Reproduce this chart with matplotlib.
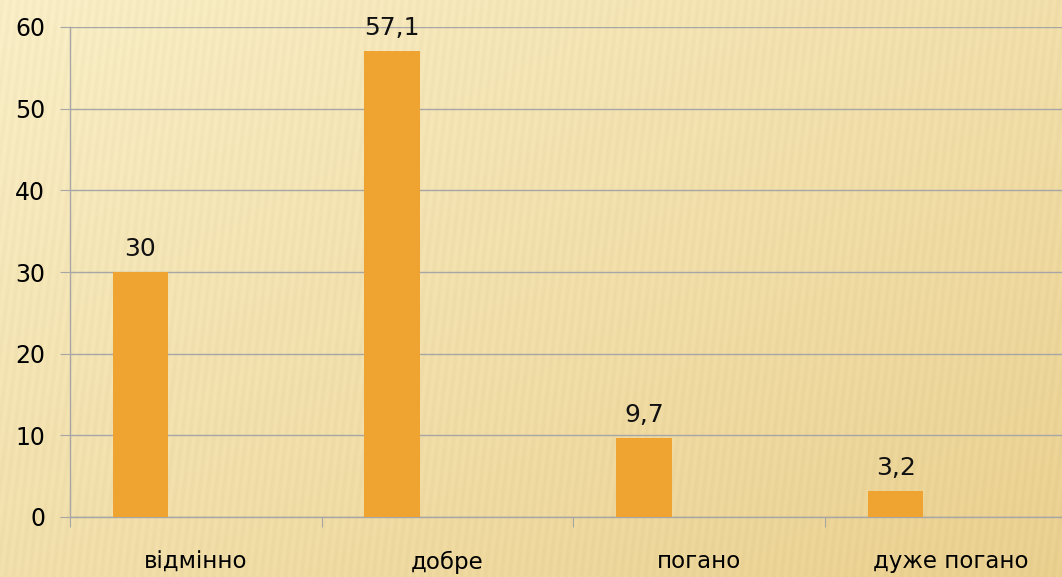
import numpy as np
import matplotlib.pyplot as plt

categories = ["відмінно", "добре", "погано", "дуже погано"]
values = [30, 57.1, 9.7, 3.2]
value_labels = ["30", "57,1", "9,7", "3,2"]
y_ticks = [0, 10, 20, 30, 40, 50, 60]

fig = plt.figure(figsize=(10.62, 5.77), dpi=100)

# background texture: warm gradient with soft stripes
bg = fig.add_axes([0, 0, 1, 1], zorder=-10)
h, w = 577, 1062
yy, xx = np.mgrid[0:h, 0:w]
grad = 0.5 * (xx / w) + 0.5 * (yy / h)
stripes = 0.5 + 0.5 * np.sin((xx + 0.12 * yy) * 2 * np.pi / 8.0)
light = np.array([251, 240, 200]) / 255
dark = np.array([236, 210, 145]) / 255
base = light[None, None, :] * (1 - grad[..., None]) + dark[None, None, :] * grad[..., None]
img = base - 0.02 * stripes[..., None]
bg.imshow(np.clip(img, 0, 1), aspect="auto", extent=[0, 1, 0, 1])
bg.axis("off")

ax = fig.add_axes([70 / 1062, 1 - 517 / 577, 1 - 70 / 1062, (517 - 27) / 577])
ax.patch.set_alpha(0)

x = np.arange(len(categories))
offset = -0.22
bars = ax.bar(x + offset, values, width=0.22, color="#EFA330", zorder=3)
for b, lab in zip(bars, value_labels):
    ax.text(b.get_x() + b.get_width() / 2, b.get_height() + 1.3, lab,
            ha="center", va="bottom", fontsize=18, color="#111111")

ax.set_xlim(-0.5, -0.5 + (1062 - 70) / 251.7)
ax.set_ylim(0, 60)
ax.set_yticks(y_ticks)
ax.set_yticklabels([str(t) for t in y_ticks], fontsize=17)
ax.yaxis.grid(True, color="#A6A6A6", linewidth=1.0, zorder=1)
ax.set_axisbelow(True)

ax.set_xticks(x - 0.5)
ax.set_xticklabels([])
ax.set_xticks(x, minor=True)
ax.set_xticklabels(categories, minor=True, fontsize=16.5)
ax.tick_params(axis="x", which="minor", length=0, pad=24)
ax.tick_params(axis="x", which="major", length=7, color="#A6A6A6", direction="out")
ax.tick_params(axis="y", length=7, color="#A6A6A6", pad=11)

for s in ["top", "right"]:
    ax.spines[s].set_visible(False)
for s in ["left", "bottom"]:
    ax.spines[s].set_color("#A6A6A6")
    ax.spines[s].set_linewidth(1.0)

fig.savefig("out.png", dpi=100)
--
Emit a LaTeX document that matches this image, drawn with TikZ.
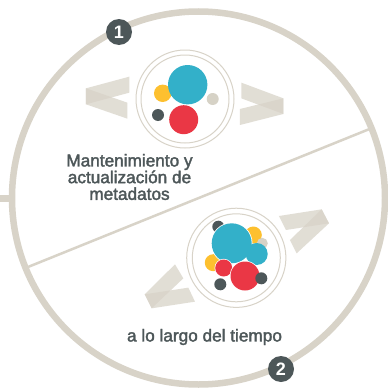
--
(Problem to solve) Nothing but the lines from the one containing "Reproduce this chart with matplotlib." through the one containing "fig = plt.figure(figsize=(10.62, 5.77), dpi=100)" should be echoed, each exactly as it stands; pictures are excluded.

(The output)
Reproduce this chart with matplotlib.
import numpy as np
import matplotlib.pyplot as plt

categories = ["відмінно", "добре", "погано", "дуже погано"]
values = [30, 57.1, 9.7, 3.2]
value_labels = ["30", "57,1", "9,7", "3,2"]
y_ticks = [0, 10, 20, 30, 40, 50, 60]

fig = plt.figure(figsize=(10.62, 5.77), dpi=100)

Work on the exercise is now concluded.